Visible light exposure of galaxy cluster Abell 2744 from NASA/ESA Hubble Space Telescope and ESO's Very Large Telescope, X-ray data from NASA's Chandra X-ray Observatory & math reconstruction of dark matter location. D. Coe & J. Merten/ESO/NASA/ESA/CXC

Physics Theory Seminar with Benoit Doucot on Topological Electrostatics

Benoit Doucot (Hosted by Nussinov) from Laboratoire de Physique Théorique et Hautes Energies will be presenting the seminar "Topological Electrostatics"

Two-dimensional electron gases under a strong magnetic field have tremendously expanded our understanding of many-body physics, with the discovery of integer and fractional quantum Hall effects, together with chiral edge states, fractional excitations, anyons. Another striking effect is the strong coupling between charge and spin/valley degrees of freedom, which takes place near integer filling of the magnetic Landau levels.
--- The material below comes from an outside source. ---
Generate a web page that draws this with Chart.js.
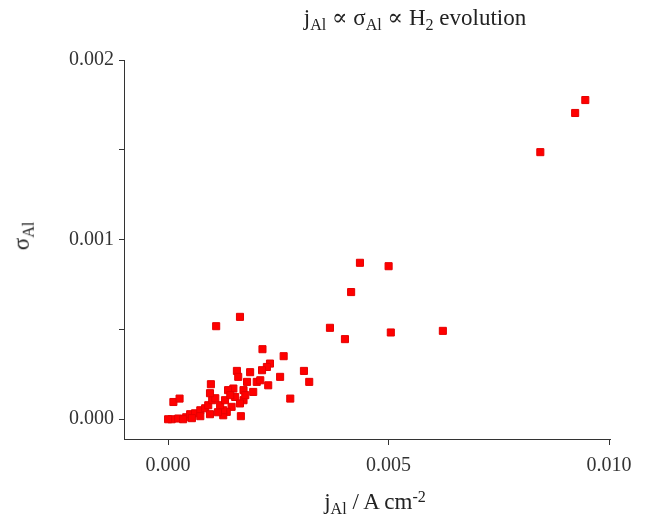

More precisely, because of the large energy gap associated to cyclotron motion, any slow spatial variation of the spin background induces a variation of the electronic density proportional to the topological density of the spin background. Minimizing Coulomb energy leads to an exotic class of two-dimensional crystals, which exhibit a periodic non-collinear spin texture called a Skyrmion lattice. 

I will review the history of these concepts, with an emphasis on the notions of Berry phases and Berry curvature, which play a prominent role in all aspects of topological condensed matter physics. A main feature of these Skyrmion crystals is that their theoretical description involves effective theories with local and possibly non-Abelian gauge symmetries. It is therefore a theoretical challenge to identify the actual physical degrees of freedom in such systems. I will show how this may be achieved using some ideas from complex geometry. The main outcome of such analysis is the existence of two regimes depending on whether the topological charge per unit cell is smaller (unfrustrated case) or larger (frustrated case) than the number of internal states (spin/valley) accessible to electrons.